In HEK-293T cells transfected with RXFP1-mCherry2-N1 alone, RXFP1 signal was consistent with membrane localization of the receptor.  In contrast, in cells transfected with both RXFP1-mCherry2-N1 and ARRB2-mCerulean3-N1, RXFP1 signal was lost from the membrane and was instead found in large and dense perinuclear deposits.  The distribution of ARRB2-mCerulean3-N1 signal was consistent with cytoplasmic localization whether or not RXFP1 was co-transfected.
A relaxin-dose-dependent increase in luminescence was seen in HTLA cells transfected with TANGO-RXFP1.  In HTLA cells transfected with RXFP2, dose-dependent increases in luminescence were seen for treatment with INSL3 and to a lesser extent, relaxin.  The dose-response curves show a bell shape consistent with receptor oligomerization and internalization, as reported elsewhere.  Background signal was higher in RXFP1 cells than in RXFP2 cells.

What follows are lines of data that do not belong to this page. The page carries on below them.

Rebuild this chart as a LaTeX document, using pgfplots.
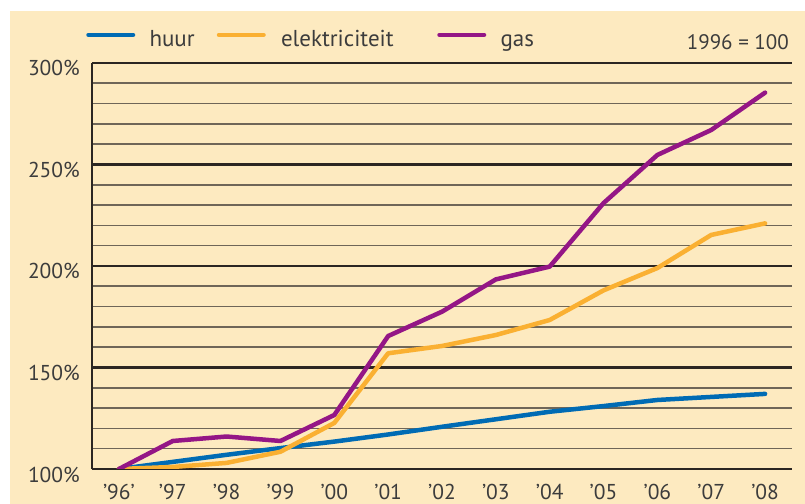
\documentclass[border=0pt]{standalone}
\usepackage{fontspec}
\setmainfont{PT Sans}
\usepackage{pgfplots}
\usepackage{pgfplotstable}
\pgfplotsset{compat=1.18}
\definecolor{cream}{HTML}{FDEAC0}
\definecolor{huurblue}{HTML}{006BB4}
\definecolor{elekorange}{HTML}{FAB032}
\definecolor{gaspurple}{HTML}{941686}
\definecolor{txt}{HTML}{3C3C3C}
\definecolor{majgrid}{HTML}{2B2622}
\definecolor{mingrid}{HTML}{6F6658}
\pgfplotstableread{
x huur elek gas
0 100 100 100
1 103.5 101 113.8
2 107 103 116
3 110.3 108.5 113.8
4 113.5 122.7 126.6
5 117 157 165.5
6 120.8 160.6 177.5
7 124.5 166 193.4
8 128.2 173.4 199.7
9 131 188 231
10 134 199 254.7
11 135.5 215.3 267
12 137 221 285.4
}\datatable
\begin{document}
\begin{tikzpicture}
\fill[white] (0,0) rectangle (805bp,504bp);
\fill[cream] (10bp,0) rectangle (805bp,493bp);
\begin{axis}[
  at={(92bp,35bp)}, anchor=south west,
  scale only axis, width=700bp, height=406bp,
  xmin=-0.5, xmax=12.5, ymin=100, ymax=300,
  axis lines*=left,
  x axis line style={draw=none},
  y axis line style={line width=2.2bp, color=majgrid, -},
  xtick={0,...,12},
  xticklabels={’96’,’97,’98,’99,’00,’01,’02,’03,’04,’05,’06,’07,’08},
  ytick={100,150,200,250,300},
  yticklabels={100\%,150\%,200\%,250\%,300\%},
  minor ytick={110,120,130,140,160,170,180,190,210,220,230,240,260,270,280,290},
  major tick length=0pt, minor tick length=0pt,
  ymajorgrids, yminorgrids,
  major grid style={line width=2.2bp, color=majgrid},
  minor grid style={line width=1.6bp, color=mingrid},
  /pgf/number format/assume math mode=true,
  ticklabel style={font=\fontsize{21.5bp}{25bp}\selectfont, text=txt, inner sep=0pt},
  yticklabel style={anchor=base east, xshift=-12bp, yshift=-13bp},
  xticklabel style={anchor=base, yshift=-30bp, text depth=0pt},
  legend columns=3,
  legend style={at={(rel axis cs:-0.0114,1.080)}, anchor=north west, draw=none, fill=none,
    inner sep=0pt, outer sep=0pt,
    nodes={inner sep=0pt, anchor=base west, font=\fontsize{23bp}{27bp}\selectfont, text=txt},
    /tikz/every even column/.append style={column sep=0pt}},
  legend image code/.code={\path (0bp,12bp) (49bp,12bp); \draw[#1, line width=4.5bp, line cap=round] (2.25bp,12bp) -- (46.75bp,12bp);},
  every axis plot/.append style={line width=4.5bp, line join=round, line cap=round},
]
\addplot[huurblue] table[x=x, y=huur] {\datatable};
\addlegendentry{\makebox[77bp][l]{\hspace{12bp}huur}}
\addplot[elekorange] table[x=x, y=elek] {\datatable};
\addlegendentry{\makebox[167bp][l]{\hspace{13bp}elektriciteit}}
\addplot[gaspurple] table[x=x, y=gas] {\datatable};
\addlegendentry{\hspace{12bp}gas}
\end{axis}
\node[anchor=base east, inner sep=0pt, font=\fontsize{21bp}{25bp}\selectfont, text=txt] at (789bp,454.7bp) {1996 = 100};
\end{tikzpicture}
\end{document}
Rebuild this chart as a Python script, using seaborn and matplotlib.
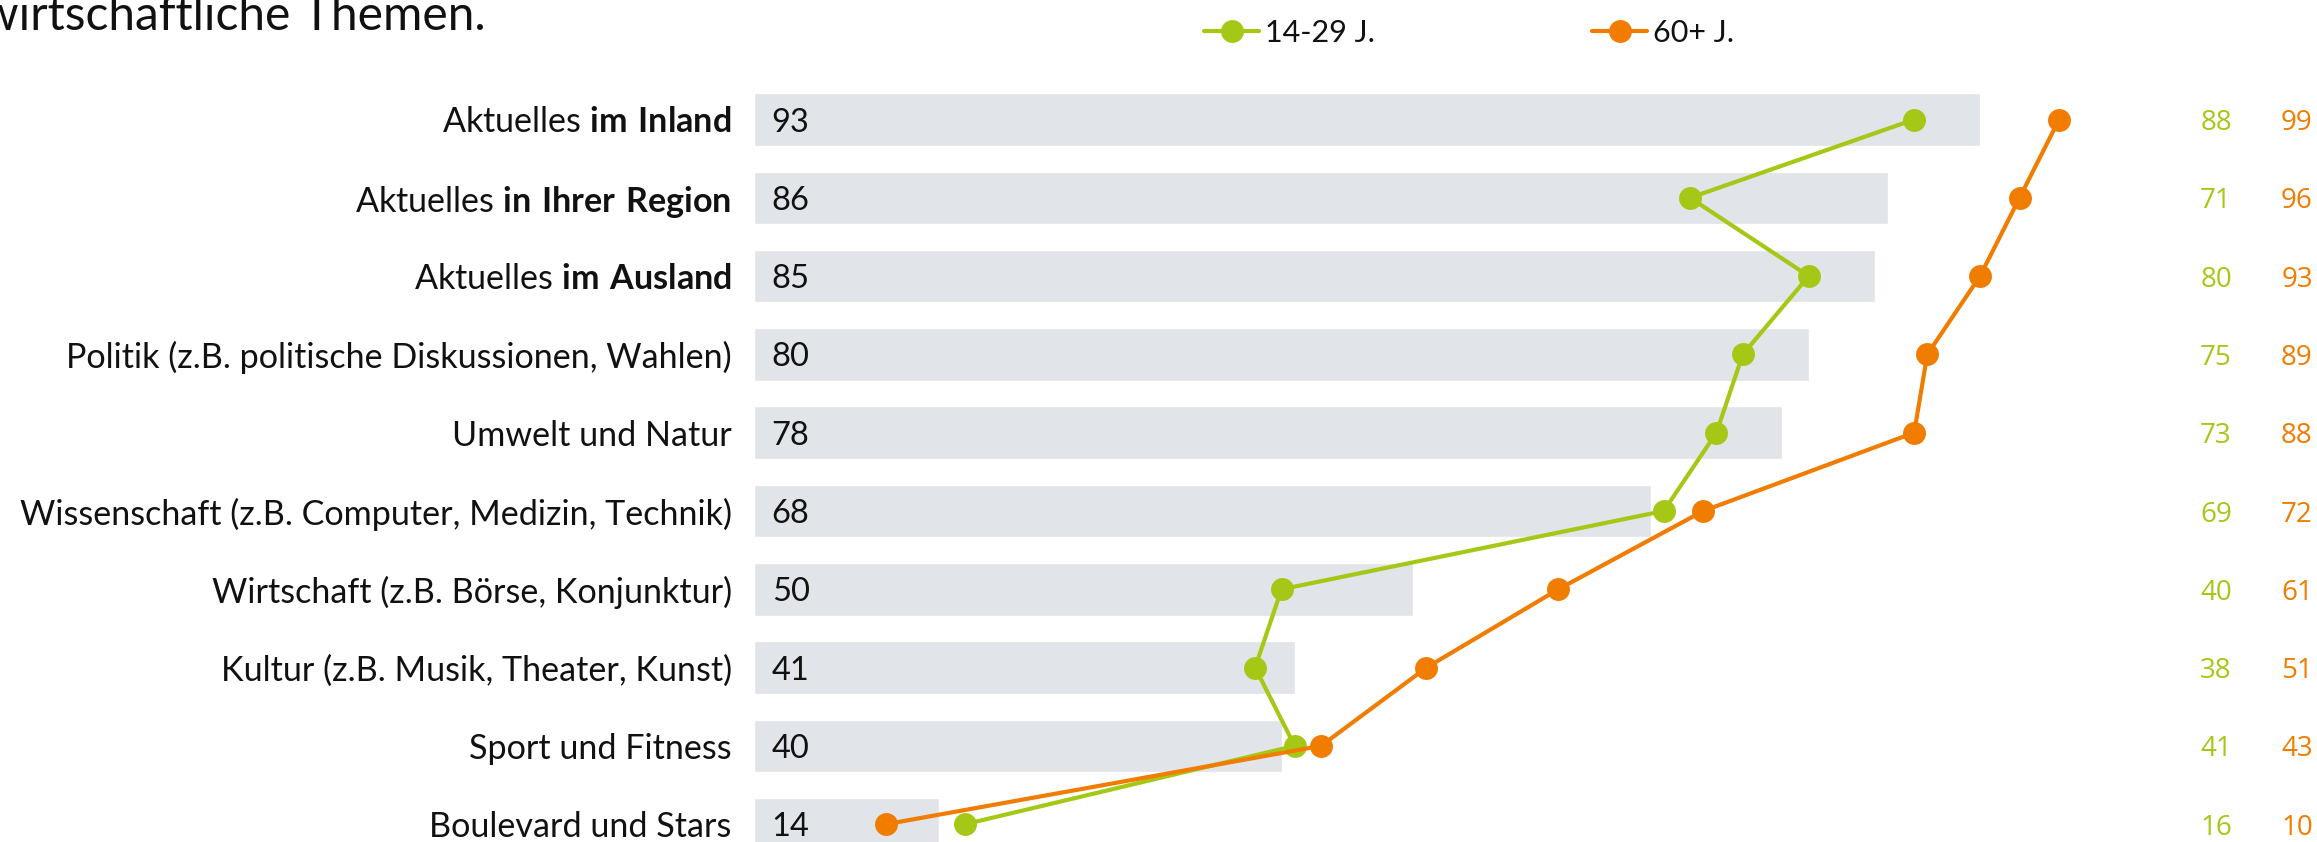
import numpy as np
import pandas as pd
import matplotlib
matplotlib.use("Agg")
import matplotlib.pyplot as plt
import seaborn as sns

# Topics (bold part written as mathtext bold)
categories = [
    "Aktuelles $\\bf{im\\ Inland}$",
    "Aktuelles $\\bf{in\\ Ihrer\\ Region}$",
    "Aktuelles $\\bf{im\\ Ausland}$",
    "Politik (z.B. politische Diskussionen, Wahlen)",
    "Umwelt und Natur",
    "Wissenschaft (z.B. Computer, Medizin, Technik)",
    "Wirtschaft (z.B. Börse, Konjunktur)",
    "Kultur (z.B. Musik, Theater, Kunst)",
    "Sport und Fitness",
    "Boulevard und Stars",
]
total = [93, 86, 85, 80, 78, 68, 50, 41, 40, 14]
age_14_29 = [88, 71, 80, 75, 73, 69, 40, 38, 41, 16]
age_60_plus = [99, 96, 93, 89, 88, 72, 61, 51, 43, 10]
series_names = ["14-29 J.", "60+ J."]
title_text = "wirtschaftliche Themen."

GRAY = "#E1E4E8"
GREEN = "#A5C816"
ORANGE = "#F07D00"
INK = "#111111"

sns.set_theme(style="white")
plt.rcParams["font.family"] = ["Lato", "DejaVu Sans"]
plt.rcParams["mathtext.fontset"] = "custom"
plt.rcParams["mathtext.rm"] = "Lato"
plt.rcParams["mathtext.bf"] = "Lato:bold"

W, H = 2317, 842
fig = plt.figure(figsize=(W / 100, H / 100), dpi=100)
fig.patch.set_facecolor("white")

x0_px = 754.3          # pixel where the value axis starts
px_per_unit = 13.18
row0_px = 119.5
row_px = 78.3
ax = fig.add_axes([x0_px / W, 0, 1 - x0_px / W, 1])
ax.set_facecolor("none")

df = pd.DataFrame({
    "Thema": categories,
    "pos": np.arange(len(categories)),
    "Gesamt": total,
    series_names[0]: age_14_29,
    series_names[1]: age_60_plus,
})

sns.barplot(data=df, x="Gesamt", y="pos", orient="h", native_scale=True,
            color=GRAY, saturation=1, width=0.67, ax=ax, zorder=1)

sns.lineplot(data=df, x=series_names[0], y="pos", orient="y", sort=False,
             estimator=None, color=GREEN, linewidth=3.0, marker="o",
             markersize=16.5, markeredgewidth=0, label=series_names[0],
             ax=ax, zorder=3)
sns.lineplot(data=df, x=series_names[1], y="pos", orient="y", sort=False,
             estimator=None, color=ORANGE, linewidth=3.0, marker="o",
             markersize=16.5, markeredgewidth=0, label=series_names[1],
             ax=ax, zorder=4)

# Axis ranges so that rows and units land on a fixed grid
ax.set_xlim(0, (W - x0_px) / px_per_unit)
ax.set_ylim((H - row0_px) / row_px, -row0_px / row_px)

ax.set_yticks(df["pos"])
ax.set_yticklabels(categories, fontsize=24.6, color=INK)
ax.set_xticks([])
ax.tick_params(axis="y", length=0, pad=16.3)
ax.set_xlabel("")
ax.set_ylabel("")
for s in ax.spines.values():
    s.set_visible(False)

# Values inside the bars
for i, v in enumerate(total):
    ax.text(1.32, i, str(v), ha="left", va="center_baseline",
            fontsize=23.5, color=INK, zorder=2)

# Value columns on the right
gx = (2216 - x0_px) / px_per_unit
ox = (2297 - x0_px) / px_per_unit
for i, (g, o) in enumerate(zip(age_14_29, age_60_plus)):
    ax.text(gx, i, str(g), ha="center", va="center_baseline",
            fontsize=20, color=GREEN, family="Open Sans", clip_on=False)
    ax.text(ox, i, str(o), ha="center", va="center_baseline",
            fontsize=20, color=ORANGE, family="Open Sans", clip_on=False)

# Legend along the top
handles, labels = ax.get_legend_handles_labels()
if ax.get_legend() is not None:
    ax.get_legend().remove()
fig.legend(handles, labels, loc="center left",
           bbox_to_anchor=(1204 / W, 1 - 33 / H), ncol=2, frameon=False,
           fontsize=22, handlelength=1.8, handletextpad=0.2,
           columnspacing=7.1, borderpad=0, borderaxespad=0,
           labelcolor=INK)

# Heading line (continuation from above)
fig.text(486 / W, 1 - 30 / H, title_text, ha="right", va="baseline",
         fontsize=34.5, color=INK)

fig.savefig("out.png", dpi=100, facecolor="white")
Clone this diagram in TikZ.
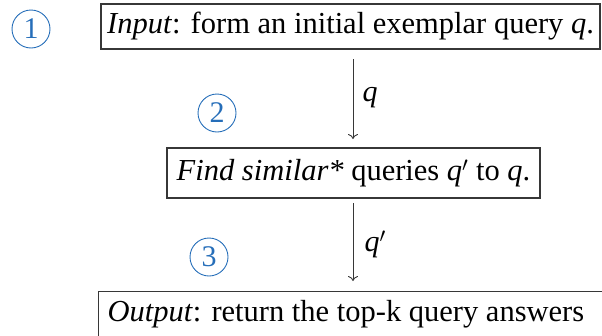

In cells derived from HEK 293, ARRB2 regulates RXFP1 protein subcellular localization.  Transfection of both RXFP1 and ARRB2 led to the formation of large deposits of RXFP1 at the rim of the nucleus, yet when the same amount of RXFP1 DNA was transfected into cells without exogenous ARRB2, RXFP1 did not form these deposits and was instead distributed in a fashion consistent with localization on the cell membrane.  This also provides a mechanistic explanation for the lack of observed ARRB2 relocalization after relaxin treatment seen in [1].  Working in HEK-293 cells, their work fluorescently labeled only ARRB2 and not RXFP1, so the loss of membrane expression of RXFP1 would not have been detected.  In experiments adding relaxin to cells lacking membrane expression of RXFP1, no response would be predicted.
The TANGO assay provides evidence for the relaxin driven association of RXFP1 and ARRB2.  The TANGO assay is a three part system.  HTLA cells are stably modified for ARRB2 fused to the Tobacco Etch Virus (TEV) protease and for tTA-driven expression of luciferase.  The TANGO plasmids encode a GPCR of interest C-terminally fused to the tTA transcription factor, so that when ARRB2 binds the TANGO receptor, cleavage of the transcription factor ensues, promoting expression of luciferase.  The assay is specific to the target receptor and independent of the G protein the receptor signals through.
RXFP1 TANGO assay showed a clear and strong dose dependent response to relaxin with the bell-shaped curve reported previously elsewhere.  The RXFP1 TANGO assay also showed higher baseline signal than the RXFP2 assay, which is consistent with the constitutive interaction between ARRB2 and RXFP1 deemed the “signalosome” [2].  RXFP2 TANGO assay results show receptor activation and ARRB2 recruitment in response to INSL3 and to a lesser extent, relaxin, as well as a bell-shaped response curve for INSL3.  All of these data are consistent with previous reports in the literature, serving to validate the TANGO assay and these results.

These data show that in at least two contexts, ARRB2 interacts with RXFP1/2.  It remains to be determined whether RXFP1 signals through ARRB2 to effect its biological phenotypes.  The implementation of a selective and sensitive assay for activation of RXFP1 and RXFP2 opens the door to the development of biased small molecule agonists of these receptors.

Callander, G. E.; Thomas, W. G.; Bathgate, R. A. D. Prolonged RXFP1 and RXFP2 Signaling Can Be Explained by Poor Internalization and a Lack of ß-Arrestin Recruitment. Am. J. Physiol. - Cell Physiol. 2009, 296 (5), C1058–C1066.
Halls, M. L.; Cooper, D. M. F. Sub-Picomolar Relaxin Signalling by a Pre-Assembled RXFP1, AKAP79, AC2, ß-Arrestin 2, PDE4D3 Complex. EMBO J. 2010, 29 (16), 2772–2787.